Journal of Language and Social Psychology

Published online on

Abstract

There is, today, a powerful social norm against the expression of prejudice. Hence, as shown in many discursive studies, speakers treat prejudice as an accountable matter and use various strategies (e.g., disclaimers, mitigation, denials, and reformulations) to avoid being seen as personally prejudiced. Analysts have identified this practice as a "new" form of discriminatory discourse, which allows expression of prejudice without negative identity repercussions. Relevant studies are generally undertaken from a critical perspective and focus on structural inequalities (particularly race and gender). However, speakers may also demonstrate sensitivity around unexpected issues which lack overt prejudice connotations. This article examines one such example of unexpected sensitivity to the anti-prejudice norm. It analyses how five young female academics problematise and resolve their preference for an "intelligent" romantic partner. Their preference is uncontroversial in relationship terms, but here, in the academic context, it is clearly treated as accountable and as possibly inviting negative attributions.
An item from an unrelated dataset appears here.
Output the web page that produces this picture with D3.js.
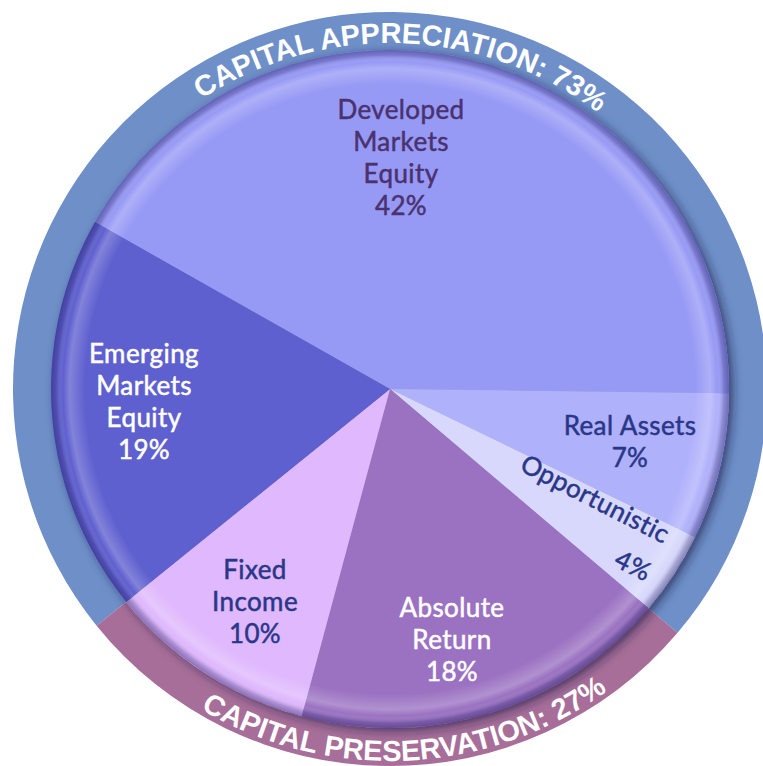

The data show functional and lexical features of "new" discriminatory discourse. The speakers orient towards attributions of intellectual elitism and use various means to deflect these, while ultimately upholding their stated preference for an intelligent partner. The analysis demonstrates how the anti-prejudice norm extends across settings/topics and how accountability is occasioned and context specific. This has implications for how prejudice itself, as a discursive construct, may be identified and evidenced. Specifically, it might be argued that analysts only have empirical access to accountability (occasioned in specific contexts), rather than to exclusionary or prejudiced ideologies per se.